While the three Heads of State have forged the territorial corridor, the Mayan Library is tasked with constructing the Informational Corridor. As the jungle is protected physically, its stories, ethno-botanical formulas, astronomical records, and oral histories must be protected digitally. The Mayan Library serves as the central nervous system of this new Biocultural Corridor. The Mayan Library is the “Proof of Concept” for a much larger vision: The World Wide Library Initiative. This global strategy aims to decentralize human knowledge by rooting it back into the land. The long-term vision involves establishing a distinct digital library for every major bioregion on Earth—from the Andean Altiplano to the Congo Basin. Each library in this network will be:
- Autonomous: Managed by local communities and librarians.

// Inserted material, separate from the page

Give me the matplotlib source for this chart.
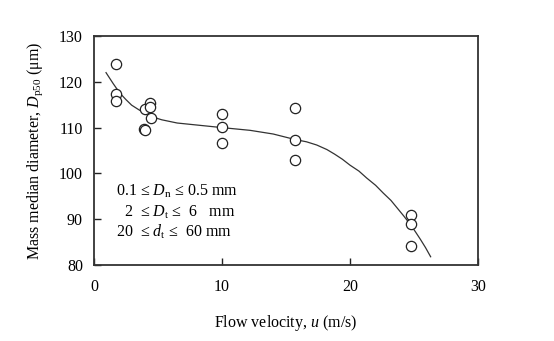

- Interconnected: Sharing a common technological infrastructure and philosophical framework (“United by Nature”).
- Holistic: Archiving not just books, but “Living Knowledge”—songs, rituals, agricultural techniques, and oral histories.
The Mayan Library is the First Node. Its success determines the viability of this global network, serving as the blueprint for how we can democratize knowledge preservation on a planetary scale. A critical lesson from the Bicentennial Digital Library (2010) was that dependence on fluctuating government budgets leads to project obsolescence. To ensure true sovereignty and longevity, The Mayan Library has engineered a Hybrid Fundraising Ecosystem. This strategy diversifies revenue streams to ensure the project remains “alive” and self-sustaining.
Conclusion:
A Library for the Next Millennium is a library immersed in a world facing the convergence of the Climate Crisis and the Information Crisis. The Mayan Library offers a critical solution.
- Combating Epistemicide: “Epistemicide” is the systematic destruction of knowledge systems. By preserving Mayan wisdom, we safeguard unique solutions to modern problems (e.g., sustainable agriculture, conflict resolution).
- Bridging Science and Spirituality: We create a space where the scientific method (systems theory, taxonomy) and indigenous spirituality (cosmovision, interconnectedness) are not enemies, but partners.
- Community Empowerment: We return the agency of history to the people. It is a bottom-up archive, where the community defines what is worth saving.
Under the certified leadership of Josef Sánchez, The Mayan Library transcends the traditional definition of an archive. It is a political act of survival, a spiritual act of reverence, and a technological act of innovation. Just as the Great Mayan Jungle now possesses a transnational protection corridor, it requires an Informational Corridor. The Mayan Library is that corridor—a sanctuary where the roots of the past are watered to feed the fruits of the future.